Dampak Pelaksanan UN pada sikap Siswa
Agenda tetap tahunan bagi setiap lembaga se antero tanah air tercinta ini adalah pelaksanaan UN. Sebab kejadian ini adalah saat-saat terakhir yang sangat menentukan bagi setiap pelajar di Indonnesia. Segala jenjang pendidikan dari tingkat MI/SD, MTs/SMP dan MA/SMU para siswanya maupun lembaganya saat ini bak ibu-ibu melihat mendung tebal ketika jemurannya hampir kering. Pihak lembaga merasa khawatir para siswanya ada yang tertinggal tidak bisa melanjutkan pendidikannya ke jenjang pendidikan yang lebih tinggi alia tidak lulus. Sementara para siswa juga diliputi rasa takut jangan-jangan dirinya tidak lulus.
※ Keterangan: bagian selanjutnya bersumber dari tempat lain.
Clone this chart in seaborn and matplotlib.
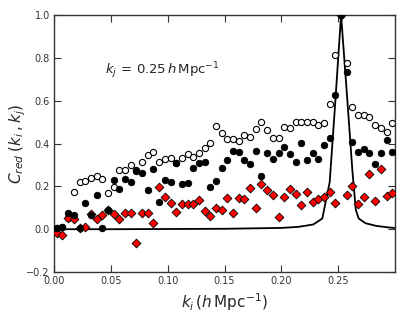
import matplotlib

matplotlib.use("Agg")

import matplotlib.pyplot as plt
import pandas as pd
import seaborn as sns


# bin centres in k_i (h/Mpc)
K_BINS = [
    0.0025, 0.0075, 0.0125, 0.0175, 0.0225, 0.0275, 0.0325, 0.0375, 0.0425, 0.0475,
    0.0525, 0.0575, 0.0625, 0.0675, 0.0725, 0.0775, 0.0825, 0.0875, 0.0925, 0.0975,
    0.1025, 0.1075, 0.1125, 0.1175, 0.1225, 0.1275, 0.1325, 0.1375, 0.1425, 0.1475,
    0.1525, 0.1575, 0.1625, 0.1675, 0.1725, 0.1775, 0.1825, 0.1875, 0.1925, 0.1975,
    0.2025, 0.2075, 0.2125, 0.2175, 0.2225, 0.2275, 0.2325, 0.2375, 0.2425, 0.2475,
    0.2525, 0.2575, 0.2625, 0.2675, 0.2725, 0.2775, 0.2825, 0.2875, 0.2925, 0.2975,
]

C_OPEN = [
    0.005, 0.012, 0.054, 0.175, 0.219, 0.224, 0.239, 0.248, 0.236, 0.167,
    0.199, 0.278, 0.276, 0.300, 0.275, 0.314, 0.346, 0.362, 0.312, 0.328,
    0.331, 0.310, 0.331, 0.351, 0.335, 0.357, 0.379, 0.402, 0.482, 0.448,
    0.421, 0.421, 0.412, 0.438, 0.430, 0.470, 0.499, 0.461, 0.427, 0.427,
    0.478, 0.474, 0.502, 0.502, 0.502, 0.502, 0.486, 0.494, 0.583, 0.812,
    1.000, 0.777, 0.572, 0.533, 0.533, 0.522, 0.486, 0.471, 0.455, 0.494,
]

C_FILLED = [
    0.005, 0.012, 0.074, 0.066, 0.004, 0.121, 0.066, 0.160, 0.004, 0.090,
    0.230, 0.186, 0.234, 0.222, 0.272, 0.261, 0.183, 0.280, 0.128, 0.230,
    0.222, 0.307, 0.209, 0.214, 0.287, 0.311, 0.313, 0.196, 0.223, 0.286,
    0.325, 0.365, 0.360, 0.325, 0.304, 0.365, 0.248, 0.354, 0.328, 0.354,
    0.382, 0.350, 0.315, 0.404, 0.323, 0.354, 0.328, 0.393, 0.427, 0.627,
    1.000, 0.734, 0.409, 0.362, 0.373, 0.354, 0.304, 0.354, 0.416, 0.362,
]

C_RED = [
    -0.019, -0.027, 0.051, 0.046, 0.004, 0.012, 0.071, 0.048, 0.065, 0.090,
    0.070, 0.049, 0.077, 0.077, -0.063, 0.077, 0.077, 0.030, 0.199, 0.149,
    0.124, 0.082, 0.118, 0.117, 0.118, 0.136, 0.085, 0.062, 0.097, 0.090,
    0.148, 0.077, 0.147, 0.141, 0.194, 0.097, 0.211, 0.183, 0.160, 0.058,
    0.149, 0.188, 0.164, 0.111, 0.172, 0.128, 0.139, 0.152, 0.175, 0.124,
    1.000, 0.160, 0.200, 0.118, 0.149, 0.258, 0.133, 0.280, 0.156, 0.168,
]

# window / Gaussian expectation curve
LINE_K = [0.0, 0.05, 0.10, 0.15, 0.20, 0.215, 0.228, 0.236, 0.2425, 0.2475,
          0.2525, 0.2575, 0.2625, 0.2655, 0.268, 0.274, 0.283, 0.293, 0.2995]
LINE_C = [0.0, 0.0, 0.001, 0.002, 0.006, 0.011, 0.022, 0.05, 0.22, 0.60,
          1.0, 0.64, 0.27, 0.09, 0.05, 0.028, 0.016, 0.009, 0.006]

TICK_COLOR = "#333333"


def main() -> None:
    sns.set_style("ticks")
    plt.rcParams["font.family"] = ["DejaVu Sans"]

    pts = pd.DataFrame({"k": K_BINS, "open": C_OPEN, "filled": C_FILLED, "red": C_RED})
    curve = pd.DataFrame({"k": LINE_K, "c": LINE_C})

    fig, ax = plt.subplots(figsize=(4.15, 3.12), dpi=100)
    fig.subplots_adjust(left=0.130, right=0.952, bottom=0.128, top=0.952)

    sns.lineplot(data=curve, x="k", y="c", color="black", linewidth=1.3, ax=ax, zorder=1)
    sns.scatterplot(data=pts, x="k", y="open", marker="o", s=20, facecolor="white",
                    edgecolor="black", linewidth=0.8, ax=ax, zorder=2)
    sns.scatterplot(data=pts, x="k", y="red", marker="D", s=20, color="red",
                    edgecolor="black", linewidth=0.6, ax=ax, zorder=3)
    sns.scatterplot(data=pts, x="k", y="filled", marker="o", s=22, color="black",
                    edgecolor="black", linewidth=0.6, ax=ax, zorder=4)

    ax.set_xlim(0, 0.3)
    ax.set_ylim(-0.2, 1.0)
    ax.set_xticks([0.0, 0.05, 0.10, 0.15, 0.20, 0.25])
    ax.set_xticklabels(["0.00", "0.05", "0.10", "0.15", "0.20", "0.25"])
    ax.set_yticks([-0.2, 0.0, 0.2, 0.4, 0.6, 0.8, 1.0])
    ax.set_yticklabels(["\u22120.2", "0.0", "0.2", "0.4", "0.6", "0.8", "1.0"])
    ax.tick_params(direction="in", top=True, right=True, length=5, width=0.8,
                   labelsize=7, colors=TICK_COLOR, labelcolor=TICK_COLOR, pad=3)
    for sp in ax.spines.values():
        sp.set_color(TICK_COLOR)
        sp.set_linewidth(1.0)

    ax.set_xlabel(r"$k_i\,(h\,\mathrm{Mpc}^{-1})$", fontsize=11, labelpad=4)
    ax.set_ylabel(r"$C_{red}\;(k_i\,,k_j)$", fontsize=11)
    ax.yaxis.set_label_coords(-0.075, 0.5)
    ax.text(0.045, 0.74, r"$k_j\,=\,0.25\,h\,\mathrm{Mpc}^{-1}$", fontsize=9.5,
            va="center", ha="left")

    fig.savefig("out.png", dpi=100)
    plt.close(fig)


if __name__ == "__main__":
    main()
Ada beberapa kejadian sacral yang dialami para siswa di madrasah atau sekolah selama mereka belajar. Yaitu saat kenaikan kelas untuk tingkat MI/SD sebanyak lima kali. Yaitu kelas satu sampai lima. Sementara untuk tingkat MTS dan MA sebanyak dua kali yaitu kelas satu dan dua. Sedangkan kejadian sacral yang ke dua yaitu pada saat paskah ujian semester dua.Yaitu ketika duduk di bangku kelas enam untuk MI/SD dan kelas tiga bagi mereka yang sedang duduk di bangku MTs/SMP dan MA/SMU.
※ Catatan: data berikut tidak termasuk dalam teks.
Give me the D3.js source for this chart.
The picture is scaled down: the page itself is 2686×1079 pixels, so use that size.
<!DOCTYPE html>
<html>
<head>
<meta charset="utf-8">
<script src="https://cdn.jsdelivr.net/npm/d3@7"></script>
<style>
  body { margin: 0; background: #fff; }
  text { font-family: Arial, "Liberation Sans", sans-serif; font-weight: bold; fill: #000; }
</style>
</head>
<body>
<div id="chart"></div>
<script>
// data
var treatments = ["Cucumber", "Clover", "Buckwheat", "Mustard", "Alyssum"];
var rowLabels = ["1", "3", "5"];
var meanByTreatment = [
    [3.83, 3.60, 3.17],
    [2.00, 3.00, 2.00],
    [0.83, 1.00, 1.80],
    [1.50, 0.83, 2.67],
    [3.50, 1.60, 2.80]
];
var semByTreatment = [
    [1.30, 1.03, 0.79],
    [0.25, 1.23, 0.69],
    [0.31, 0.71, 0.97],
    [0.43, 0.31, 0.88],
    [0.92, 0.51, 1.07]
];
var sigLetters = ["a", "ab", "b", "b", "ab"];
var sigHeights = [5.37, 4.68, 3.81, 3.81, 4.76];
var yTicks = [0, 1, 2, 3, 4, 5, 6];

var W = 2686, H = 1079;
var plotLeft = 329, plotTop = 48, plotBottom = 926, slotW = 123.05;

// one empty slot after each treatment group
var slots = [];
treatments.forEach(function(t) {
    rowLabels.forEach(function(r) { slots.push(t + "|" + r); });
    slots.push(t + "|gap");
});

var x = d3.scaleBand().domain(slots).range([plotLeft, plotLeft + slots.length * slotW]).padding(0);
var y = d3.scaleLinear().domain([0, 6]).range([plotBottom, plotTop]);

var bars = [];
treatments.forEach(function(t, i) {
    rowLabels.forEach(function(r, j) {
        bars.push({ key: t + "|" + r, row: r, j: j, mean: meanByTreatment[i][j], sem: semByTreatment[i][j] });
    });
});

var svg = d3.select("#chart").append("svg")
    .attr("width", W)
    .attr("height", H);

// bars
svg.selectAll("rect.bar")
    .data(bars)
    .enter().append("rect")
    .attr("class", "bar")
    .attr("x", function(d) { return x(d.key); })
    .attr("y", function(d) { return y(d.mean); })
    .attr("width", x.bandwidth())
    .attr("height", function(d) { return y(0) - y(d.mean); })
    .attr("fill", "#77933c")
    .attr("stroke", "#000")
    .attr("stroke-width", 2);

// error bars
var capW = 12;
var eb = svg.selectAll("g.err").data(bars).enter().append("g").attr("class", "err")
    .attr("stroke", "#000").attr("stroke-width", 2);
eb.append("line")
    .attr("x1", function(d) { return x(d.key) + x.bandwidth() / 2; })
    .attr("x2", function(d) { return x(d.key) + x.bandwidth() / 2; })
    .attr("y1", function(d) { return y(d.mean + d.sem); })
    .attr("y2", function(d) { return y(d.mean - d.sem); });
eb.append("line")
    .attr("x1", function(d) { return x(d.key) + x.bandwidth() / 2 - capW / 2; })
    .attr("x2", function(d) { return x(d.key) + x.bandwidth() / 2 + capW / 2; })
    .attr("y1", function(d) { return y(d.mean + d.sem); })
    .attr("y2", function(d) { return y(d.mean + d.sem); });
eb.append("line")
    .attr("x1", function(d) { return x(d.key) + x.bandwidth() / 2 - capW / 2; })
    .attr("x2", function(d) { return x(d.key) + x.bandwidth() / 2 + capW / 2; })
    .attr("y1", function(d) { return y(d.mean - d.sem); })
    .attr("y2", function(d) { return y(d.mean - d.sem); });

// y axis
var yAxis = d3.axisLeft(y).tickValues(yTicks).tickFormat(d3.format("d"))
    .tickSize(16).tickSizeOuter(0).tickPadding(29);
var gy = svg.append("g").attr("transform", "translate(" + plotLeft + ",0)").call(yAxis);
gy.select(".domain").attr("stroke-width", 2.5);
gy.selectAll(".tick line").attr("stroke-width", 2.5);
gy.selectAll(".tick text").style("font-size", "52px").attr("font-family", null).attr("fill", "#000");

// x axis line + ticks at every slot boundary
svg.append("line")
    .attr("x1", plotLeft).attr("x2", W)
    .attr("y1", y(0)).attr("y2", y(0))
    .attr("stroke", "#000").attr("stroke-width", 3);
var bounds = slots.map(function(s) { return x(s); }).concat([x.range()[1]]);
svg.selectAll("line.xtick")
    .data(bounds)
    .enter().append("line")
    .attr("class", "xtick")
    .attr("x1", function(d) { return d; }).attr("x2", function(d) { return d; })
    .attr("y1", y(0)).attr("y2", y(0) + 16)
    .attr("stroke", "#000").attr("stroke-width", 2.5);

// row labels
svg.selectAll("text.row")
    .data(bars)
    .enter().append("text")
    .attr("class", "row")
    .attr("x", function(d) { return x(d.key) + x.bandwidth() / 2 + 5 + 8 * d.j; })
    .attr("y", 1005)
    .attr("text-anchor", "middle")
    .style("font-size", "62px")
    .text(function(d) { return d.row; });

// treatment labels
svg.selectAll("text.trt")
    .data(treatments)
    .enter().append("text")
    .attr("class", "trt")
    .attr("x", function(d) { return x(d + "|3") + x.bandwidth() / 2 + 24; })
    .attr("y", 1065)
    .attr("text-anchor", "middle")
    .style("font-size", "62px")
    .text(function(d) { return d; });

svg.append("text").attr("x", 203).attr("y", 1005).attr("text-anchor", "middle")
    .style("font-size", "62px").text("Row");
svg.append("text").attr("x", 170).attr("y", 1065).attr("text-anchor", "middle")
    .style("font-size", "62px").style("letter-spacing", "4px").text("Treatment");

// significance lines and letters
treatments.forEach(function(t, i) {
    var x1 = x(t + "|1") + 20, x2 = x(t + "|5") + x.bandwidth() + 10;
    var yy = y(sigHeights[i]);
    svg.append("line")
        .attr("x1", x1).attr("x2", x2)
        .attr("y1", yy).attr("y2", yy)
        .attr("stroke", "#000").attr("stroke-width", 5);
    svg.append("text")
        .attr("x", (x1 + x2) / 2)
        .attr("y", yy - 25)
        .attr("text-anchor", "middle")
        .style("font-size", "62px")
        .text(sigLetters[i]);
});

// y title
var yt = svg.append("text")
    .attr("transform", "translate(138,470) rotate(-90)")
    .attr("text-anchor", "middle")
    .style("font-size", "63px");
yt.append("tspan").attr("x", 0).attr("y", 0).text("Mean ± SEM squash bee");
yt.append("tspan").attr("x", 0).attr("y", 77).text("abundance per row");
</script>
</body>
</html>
Ketegangan pihak lembaga saat ini cukup beralasan sebab birokrasi pelaksanaan UN sangat rumet. Utamanya bagi mereka para menejer pendidikan di tingkat MA/SMU dimana rencananya soal ujiannya 20 paket. Itupun alamat paketnya tidak bisa di ketahui secara manual. Jadi masing-masing siswa harus benar-benar siap baik secara pribadi ataupunmental.
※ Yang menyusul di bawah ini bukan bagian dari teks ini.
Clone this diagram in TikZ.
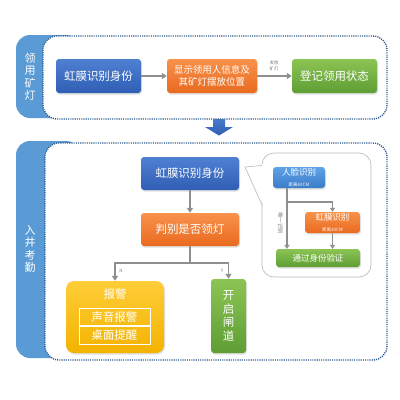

Persiapan secara kelembagaan barang kali sudah. Sebab jauh sebelumnya madrasah sudah membentuk tim bimsus bagi pelajaran yang di –UN- kan. Sekarang kembali kepada para siswanya. Siapkah mereka? Sementara masih banyak para siswa yang seolah tidak tersentuh oleh kesakralan UN. Mereka masih terlihat masa bodoh terrhadap UN. Seakan-akan hati mereka berkata “ Silahkan UN jalan terus, aku juga jalan dengan kemauanku”. Bagi para siswa yang serius dan menganggapUN ini sesuatu yang sacral, jauh sebelumnya mereka sudah mempersiapkan diri. Baik persiapan itu secara fisik dengan belajar dan belajar atau mental dengan panjatan doa beserta ritual yang dibenarkan agama.
Secara umum para siswa kita sekarang sudah tidak lagi menganggap pelaksanaan UN sesakral ketika kami dulu belajar. Keadaan semacam ini juga melanda para siswa di lembaga kita saat ini. Serumit apapun birokrasi pelaksanaan UN saat ini tidak menyentuh nurani mereka. Fenomina ini terlihat pada aktifitas kesehariannya. Dimana tidak ada perubahan aktifitas terlihat dari mereka dari saat mereka menjadi siswa dikelas-kelas rendah sampai pada saat menjelang pelaksanaan UN.